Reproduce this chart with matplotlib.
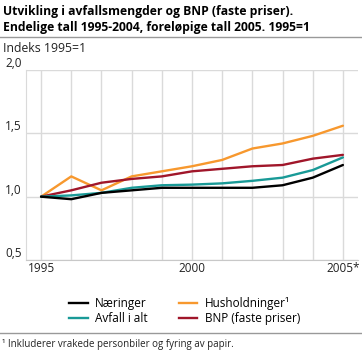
import matplotlib.pyplot as plt
from matplotlib.lines import Line2D

plt.rcParams['font.family'] = ['Open Sans', 'DejaVu Sans']

# Data
years = [1995, 1996, 1997, 1998, 1999, 2000, 2001, 2002, 2003, 2004, 2005]
naeringer = [1.00, 0.98, 1.03, 1.05, 1.07, 1.07, 1.07, 1.07, 1.09, 1.15, 1.25]
husholdninger = [1.00, 1.16, 1.05, 1.16, 1.20, 1.24, 1.29, 1.38, 1.42, 1.48, 1.56]
avfall_i_alt = [1.00, 1.01, 1.03, 1.07, 1.09, 1.095, 1.105, 1.125, 1.15, 1.21, 1.31]
bnp = [1.00, 1.05, 1.11, 1.14, 1.16, 1.20, 1.22, 1.24, 1.25, 1.30, 1.33]

x_ticks = [1995, 2000, 2005]
x_labels = ["1995", "2000", "2005*"]
y_ticks = [0.5, 1.0, 1.5, 2.0]
y_labels = ["0,5", "1,0", "1,5", "2,0"]

fig = plt.figure(figsize=(3.62, 3.52), dpi=100)
W, H = 362, 352
ax = fig.add_axes([26 / W, 1 - 260 / H, 332 / W, 190 / H])

series = [
    ("Næringer", naeringer, "#000000"),
    ("Husholdninger¹", husholdninger, "#f7982e"),
    ("Avfall i alt", avfall_i_alt, "#199a97"),
    ("BNP (faste priser)", bnp, "#a0162a"),
]
# draw order: orange and red under the others
for name, vals, col in [series[1], series[3], series[2], series[0]]:
    ax.plot(years, vals, color=col, lw=1.7, solid_capstyle="round")

ax.set_xlim(1994.5, 2005.5)
ax.set_ylim(0.5, 2.0)
ax.set_xticks(years)
ax.set_xticklabels(["" for _ in years])
for xt, lab in zip(x_ticks, x_labels):
    ax.text(xt, 0.485, lab, ha="center", va="top", fontsize=8.5, color="#222222")
ax.set_yticks(y_ticks)
ax.set_yticklabels(y_labels, fontsize=8.5, color="#222222")
ax.tick_params(axis="both", length=0)
ax.tick_params(axis="y", pad=3)
for lab in ax.get_yticklabels():
    lab.set_verticalalignment("bottom")
ax.grid(True, color="#dadada", lw=1)
ax.set_axisbelow(True)
for s in ["top", "right"]:
    ax.spines[s].set_visible(False)
ax.spines["left"].set_color("#dadada")
ax.spines["bottom"].set_color("#c8c8c8")

# Titles
fig.text(3 / W, 1 - 12 / H, "Utvikling i avfallsmengder og BNP (faste priser).",
         fontsize=8.7, fontweight="bold", va="center", ha="left")
fig.text(3 / W, 1 - 28 / H, "Endelige tall 1995-2004, foreløpige tall 2005. 1995=1",
         fontsize=8.7, fontweight="bold", va="center", ha="left")
fig.add_artist(Line2D([0, 1], [1 - 36.5 / H] * 2, color="#999999", lw=1))
fig.text(3 / W, 1 - 48 / H, "Indeks 1995=1", fontsize=8.8, va="center", ha="left",
         color="#222222")

# Legend
handles = [Line2D([], [], color=c, lw=1.7) for _, _, c in series]
labels = [n for n, _, _ in series]
order = [0, 2, 1, 3]
fig.legend([handles[i] for i in order], [labels[i] for i in order],
           ncol=2, loc="center", bbox_to_anchor=(0.51, 1 - 311 / H),
           frameon=False, fontsize=8.5, handlelength=1.6, handletextpad=0.6,
           columnspacing=2.6, labelspacing=0.2)

fig.add_artist(Line2D([0, 1], [1 - 333 / H] * 2, color="#999999", lw=1))
fig.text(2 / W, 1 - 345 / H, "¹ Inkluderer vrakede personbiler og fyring av papir.",
         fontsize=7, va="center", ha="left", color="#222222")

fig.savefig("out.png", dpi=100)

§ GOAL: Without the images, write out each line of the data verbatim.

§ CORRECT RESPONSE:
Reproduce this chart with matplotlib.
import matplotlib.pyplot as plt
from matplotlib.lines import Line2D

plt.rcParams['font.family'] = ['Open Sans', 'DejaVu Sans']

# Data
years = [1995, 1996, 1997, 1998, 1999, 2000, 2001, 2002, 2003, 2004, 2005]
naeringer = [1.00, 0.98, 1.03, 1.05, 1.07, 1.07, 1.07, 1.07, 1.09, 1.15, 1.25]
husholdninger = [1.00, 1.16, 1.05, 1.16, 1.20, 1.24, 1.29, 1.38, 1.42, 1.48, 1.56]
avfall_i_alt = [1.00, 1.01, 1.03, 1.07, 1.09, 1.095, 1.105, 1.125, 1.15, 1.21, 1.31]
bnp = [1.00, 1.05, 1.11, 1.14, 1.16, 1.20, 1.22, 1.24, 1.25, 1.30, 1.33]

x_ticks = [1995, 2000, 2005]
x_labels = ["1995", "2000", "2005*"]
y_ticks = [0.5, 1.0, 1.5, 2.0]
y_labels = ["0,5", "1,0", "1,5", "2,0"]

fig = plt.figure(figsize=(3.62, 3.52), dpi=100)
W, H = 362, 352
ax = fig.add_axes([26 / W, 1 - 260 / H, 332 / W, 190 / H])

series = [
    ("Næringer", naeringer, "#000000"),
    ("Husholdninger¹", husholdninger, "#f7982e"),
    ("Avfall i alt", avfall_i_alt, "#199a97"),
    ("BNP (faste priser)", bnp, "#a0162a"),
]
# draw order: orange and red under the others
for name, vals, col in [series[1], series[3], series[2], series[0]]:
    ax.plot(years, vals, color=col, lw=1.7, solid_capstyle="round")

ax.set_xlim(1994.5, 2005.5)
ax.set_ylim(0.5, 2.0)
ax.set_xticks(years)
ax.set_xticklabels(["" for _ in years])
for xt, lab in zip(x_ticks, x_labels):
    ax.text(xt, 0.485, lab, ha="center", va="top", fontsize=8.5, color="#222222")
ax.set_yticks(y_ticks)
ax.set_yticklabels(y_labels, fontsize=8.5, color="#222222")
ax.tick_params(axis="both", length=0)
ax.tick_params(axis="y", pad=3)
for lab in ax.get_yticklabels():
    lab.set_verticalalignment("bottom")
ax.grid(True, color="#dadada", lw=1)
ax.set_axisbelow(True)
for s in ["top", "right"]:
    ax.spines[s].set_visible(False)
ax.spines["left"].set_color("#dadada")
ax.spines["bottom"].set_color("#c8c8c8")

# Titles
fig.text(3 / W, 1 - 12 / H, "Utvikling i avfallsmengder og BNP (faste priser).",
         fontsize=8.7, fontweight="bold", va="center", ha="left")
fig.text(3 / W, 1 - 28 / H, "Endelige tall 1995-2004, foreløpige tall 2005. 1995=1",
         fontsize=8.7, fontweight="bold", va="center", ha="left")
fig.add_artist(Line2D([0, 1], [1 - 36.5 / H] * 2, color="#999999", lw=1))
fig.text(3 / W, 1 - 48 / H, "Indeks 1995=1", fontsize=8.8, va="center", ha="left",
         color="#222222")

# Legend
handles = [Line2D([], [], color=c, lw=1.7) for _, _, c in series]
labels = [n for n, _, _ in series]
order = [0, 2, 1, 3]
fig.legend([handles[i] for i in order], [labels[i] for i in order],
           ncol=2, loc="center", bbox_to_anchor=(0.51, 1 - 311 / H),
           frameon=False, fontsize=8.5, handlelength=1.6, handletextpad=0.6,
           columnspacing=2.6, labelspacing=0.2)

fig.add_artist(Line2D([0, 1], [1 - 333 / H] * 2, color="#999999", lw=1))
fig.text(2 / W, 1 - 345 / H, "¹ Inkluderer vrakede personbiler og fyring av papir.",
         fontsize=7, va="center", ha="left", color="#222222")

fig.savefig("out.png", dpi=100)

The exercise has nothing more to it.